=== Recorded data ===

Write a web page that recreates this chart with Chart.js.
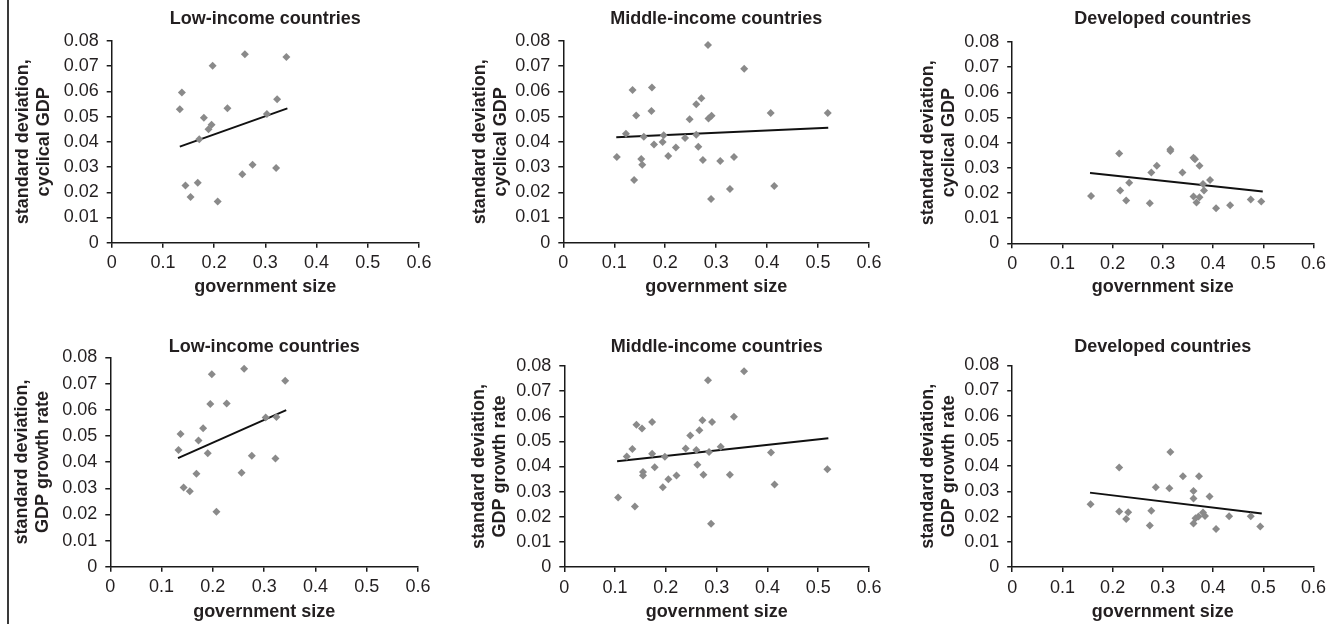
<!DOCTYPE html>
<html>
<head>
<meta charset="utf-8">
<script src="https://cdn.jsdelivr.net/npm/chart.js@4.4.1/dist/chart.umd.min.js"></script>
<style>
  html, body { margin: 0; padding: 0; background: #fff; overflow: hidden; }
  #page { position: relative; width: 1331px; height: 624px; }
  #page canvas { position: absolute; }
  #borde { position: absolute; left: 7px; top: 0; width: 2px; height: 624px; background: #3a3a3a; }
</style>
</head>
<body>
<div id="page">
  <div id="borde"></div>
</div>
<script>
// tick labels
const xTicks = ['0', '0.1', '0.2', '0.3', '0.4', '0.5', '0.6']
const yTicks = ['0', '0.01', '0.02', '0.03', '0.04', '0.05', '0.06', '0.07', '0.08']

const titulos = ['Low-income countries', 'Middle-income countries', 'Developed countries']
const xTitle = 'government size'
const yTitleCyc = ['standard deviation,', 'cyclical GDP']
const yTitleGrow = ['standard deviation,', 'GDP growth rate']

// top row: standard deviation of cyclical GDP
const lowCycX = [0.137, 0.133, 0.197, 0.260, 0.341, 0.323, 0.303, 0.226, 0.180, 0.195, 0.189, 0.171, 0.275, 0.321, 0.255, 0.144, 0.168, 0.154, 0.207]
const lowCycY = [0.0596, 0.0529, 0.0702, 0.0747, 0.0737, 0.0569, 0.0510, 0.0533, 0.0496, 0.0468, 0.0450, 0.0410, 0.0309, 0.0296, 0.0271, 0.0227, 0.0238, 0.0181, 0.0163]
const lowCycFitX = [0.133, 0.343]
const lowCycFitY = [0.0381, 0.0533]

const midCycX = [0.284, 0.355, 0.136, 0.174, 0.173, 0.143, 0.271, 0.261, 0.248, 0.285, 0.291, 0.407, 0.519, 0.123, 0.158, 0.197, 0.195, 0.178, 0.239, 0.261, 0.221, 0.265, 0.105, 0.153, 0.155, 0.206, 0.274, 0.308, 0.335, 0.139, 0.327, 0.414, 0.290]
const midCycY = [0.0784, 0.0690, 0.0606, 0.0616, 0.0522, 0.0505, 0.0573, 0.0549, 0.0490, 0.0493, 0.0504, 0.0514, 0.0514, 0.0432, 0.0420, 0.0426, 0.0399, 0.0389, 0.0415, 0.0428, 0.0378, 0.0381, 0.0340, 0.0332, 0.0309, 0.0344, 0.0328, 0.0324, 0.0340, 0.0249, 0.0213, 0.0225, 0.0173]
const midCycFitX = [0.104, 0.520]
const midCycFitY = [0.0418, 0.0456]

const devCycX = [0.157, 0.213, 0.215, 0.233, 0.227, 0.274, 0.277, 0.288, 0.315, 0.315, 0.339, 0.361, 0.364, 0.373, 0.361, 0.373, 0.367, 0.380, 0.382, 0.394, 0.406, 0.434, 0.475, 0.496]
const devCycY = [0.0188, 0.0357, 0.0210, 0.0241, 0.0170, 0.0159, 0.0281, 0.0308, 0.0374, 0.0367, 0.0281, 0.0340, 0.0334, 0.0308, 0.0186, 0.0183, 0.0162, 0.0236, 0.0210, 0.0252, 0.0139, 0.0151, 0.0174, 0.0166]
const devCycFitX = [0.155, 0.499]
const devCycFitY = [0.0279, 0.0206]

// bottom row: standard deviation of GDP growth rate
const lowGrowX = [0.261, 0.198, 0.341, 0.195, 0.227, 0.303, 0.324, 0.137, 0.181, 0.133, 0.172, 0.190, 0.276, 0.322, 0.168, 0.256, 0.143, 0.155, 0.207]
const lowGrowY = [0.0757, 0.0736, 0.0711, 0.0622, 0.0624, 0.0571, 0.0572, 0.0507, 0.0529, 0.0446, 0.0483, 0.0434, 0.0424, 0.0414, 0.0355, 0.0359, 0.0303, 0.0289, 0.0210]
const lowGrowFitX = [0.132, 0.343]
const lowGrowFitY = [0.0415, 0.0599]

const midGrowX = [0.354, 0.283, 0.334, 0.142, 0.153, 0.173, 0.272, 0.291, 0.266, 0.248, 0.134, 0.123, 0.173, 0.198, 0.239, 0.260, 0.308, 0.285, 0.407, 0.262, 0.178, 0.155, 0.155, 0.221, 0.205, 0.274, 0.326, 0.518, 0.194, 0.414, 0.106, 0.139, 0.289]
const midGrowY = [0.0779, 0.0743, 0.0598, 0.0566, 0.0551, 0.0577, 0.0584, 0.0577, 0.0544, 0.0523, 0.0470, 0.0440, 0.0451, 0.0439, 0.0472, 0.0466, 0.0479, 0.0458, 0.0456, 0.0407, 0.0397, 0.0378, 0.0364, 0.0364, 0.0349, 0.0367, 0.0367, 0.0389, 0.0317, 0.0328, 0.0277, 0.0241, 0.0172]
const midGrowFitX = [0.104, 0.520]
const midGrowFitY = [0.0421, 0.0512]

const devGrowX = [0.315, 0.213, 0.340, 0.372, 0.286, 0.313, 0.361, 0.361, 0.393, 0.156, 0.213, 0.231, 0.227, 0.277, 0.274, 0.361, 0.365, 0.371, 0.380, 0.384, 0.406, 0.432, 0.475, 0.494]
const devGrowY = [0.0456, 0.0395, 0.0360, 0.0360, 0.0316, 0.0312, 0.0301, 0.0272, 0.0280, 0.0249, 0.0220, 0.0217, 0.0190, 0.0223, 0.0165, 0.0173, 0.0193, 0.0200, 0.0216, 0.0202, 0.0151, 0.0201, 0.0201, 0.0161]
const devGrowFitX = [0.155, 0.497]
const devGrowFitY = [0.0295, 0.0212]

const FONT = "'Liberation Sans', Arial, sans-serif"
const TEXT = '#231f20'
const AXIS = '#1a1a1a'

function puntos(xs, ys){
    return xs.map((x, i) => ({x: x, y: ys[i]}))
}

function crearPanel(conf){
    const canvas = document.createElement('canvas')
    canvas.width = conf.w
    canvas.height = conf.h
    canvas.style.left = conf.left + 'px'
    canvas.style.top = conf.top + 'px'
    document.getElementById('page').appendChild(canvas)

    const eje = {
        border: { display: true, color: AXIS, width: 1.5 },
        grid: { display: true, drawOnChartArea: false, drawTicks: true, tickLength: 5, color: AXIS, lineWidth: 1.5 },
        ticks: { color: TEXT, font: { family: FONT, size: 18 }, autoSkip: false }
    }

    return new Chart(canvas.getContext('2d'), {
        type: 'scatter',
        data: {
            datasets: [{
                data: puntos(conf.xs, conf.ys),
                pointStyle: 'rectRot',
                pointRadius: 4,
                backgroundColor: '#8a8a8a',
                borderWidth: 0
            }, {
                type: 'line',
                data: puntos(conf.fitX, conf.fitY),
                borderColor: '#111',
                borderWidth: 2,
                pointRadius: 0,
                fill: false
            }]
        },
        options: {
            responsive: false,
            animation: false,
            layout: { padding: { left: 0, top: 0, bottom: 0, right: conf.padR } },
            plugins: {
                legend: { display: false },
                tooltip: { enabled: false },
                title: {
                    display: true,
                    text: conf.titulo,
                    fullSize: false,
                    color: TEXT,
                    font: { family: FONT, size: 18, weight: 'bold', lineHeight: 1.2 },
                    padding: { top: conf.tTop, bottom: conf.tBottom }
                }
            },
            scales: {
                x: Object.assign({}, eje, {
                    type: 'linear',
                    min: 0, max: 0.6,
                    ticks: Object.assign({}, eje.ticks, { stepSize: 0.1, padding: 5, maxRotation: 0, callback: (v, i) => xTicks[i] }),
                    title: { display: true, text: xTitle, color: TEXT, font: { family: FONT, size: 18, weight: 'bold', lineHeight: 1.2 }, padding: { top: 0, bottom: 2 } },
                    afterFit: s => { s.height = conf.xH }
                }),
                y: Object.assign({}, eje, {
                    type: 'linear',
                    min: 0, max: 0.08,
                    ticks: Object.assign({}, eje.ticks, { stepSize: 0.01, padding: 8, callback: (v, i) => yTicks[i] }),
                    title: { display: true, text: conf.yTitulo, color: TEXT, font: { family: FONT, size: 18, weight: 'bold', lineHeight: 1.15 }, padding: { top: 4.6, bottom: 0 } },
                    afterFit: s => { s.width = conf.yW }
                })
            }
        }
    })
}

// geometria de cada panel
const paneles = [
    { left: 8,     top: 0,   w: 431, h: 300, padR: 20, yW: 103.7, xH: 57.3, tTop: 8.2,  tBottom: 11.2, titulo: titulos[0], yTitulo: yTitleCyc,  xs: lowCycX,  ys: lowCycY,  fitX: lowCycFitX,  fitY: lowCycFitY },
    { left: 465,   top: 0,   w: 424, h: 300, padR: 20, yW: 98.3,  xH: 57.3, tTop: 8.2,  tBottom: 11.2, titulo: titulos[1], yTitulo: yTitleCyc,  xs: midCycX,  ys: midCycY,  fitX: midCycFitX,  fitY: midCycFitY },
    { left: 912.5, top: 0,   w: 418, h: 300, padR: 14, yW: 99.2,  xH: 56.7, tTop: 8.2,  tBottom: 12.2, titulo: titulos[2], yTitulo: yTitleCyc,  xs: devCycX,  ys: devCycY,  fitX: devCycFitX,  fitY: devCycFitY },
    { left: 7,     top: 300, w: 431, h: 325, padR: 20, yW: 103.3, xH: 58.3, tTop: 35.9, tBottom: 0,    titulo: titulos[0], yTitulo: yTitleGrow, xs: lowGrowX, ys: lowGrowY, fitX: lowGrowFitX, fitY: lowGrowFitY },
    { left: 464,   top: 300, w: 425, h: 325, padR: 20, yW: 100.3, xH: 58,   tTop: 35.9, tBottom: 8.5,  titulo: titulos[1], yTitulo: yTitleGrow, xs: midGrowX, ys: midGrowY, fitX: midGrowFitX, fitY: midGrowFitY },
    { left: 912.5, top: 300, w: 418, h: 325, padR: 14, yW: 99.2,  xH: 58,   tTop: 35.9, tBottom: 7.8,  titulo: titulos[2], yTitulo: yTitleGrow, xs: devGrowX, ys: devGrowY, fitX: devGrowFitX, fitY: devGrowFitY }
]

paneles.forEach(p => crearPanel(p))
</script>
</body>
</html>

===

▸ **Exercise details**
Leave out the pictures. Transcribe only the lines above, from the first through the one that contains "const yTitleGrow = ['standard".

▸ **Response to this task**
Write a web page that recreates this chart with Chart.js.
<!DOCTYPE html>
<html>
<head>
<meta charset="utf-8">
<script src="https://cdn.jsdelivr.net/npm/chart.js@4.4.1/dist/chart.umd.min.js"></script>
<style>
  html, body { margin: 0; padding: 0; background: #fff; overflow: hidden; }
  #page { position: relative; width: 1331px; height: 624px; }
  #page canvas { position: absolute; }
  #borde { position: absolute; left: 7px; top: 0; width: 2px; height: 624px; background: #3a3a3a; }
</style>
</head>
<body>
<div id="page">
  <div id="borde"></div>
</div>
<script>
// tick labels
const xTicks = ['0', '0.1', '0.2', '0.3', '0.4', '0.5', '0.6']
const yTicks = ['0', '0.01', '0.02', '0.03', '0.04', '0.05', '0.06', '0.07', '0.08']

const titulos = ['Low-income countries', 'Middle-income countries', 'Developed countries']
const xTitle = 'government size'
const yTitleCyc = ['standard deviation,', 'cyclical GDP']
const yTitleGrow = ['standard deviation,', 'GDP growth rate']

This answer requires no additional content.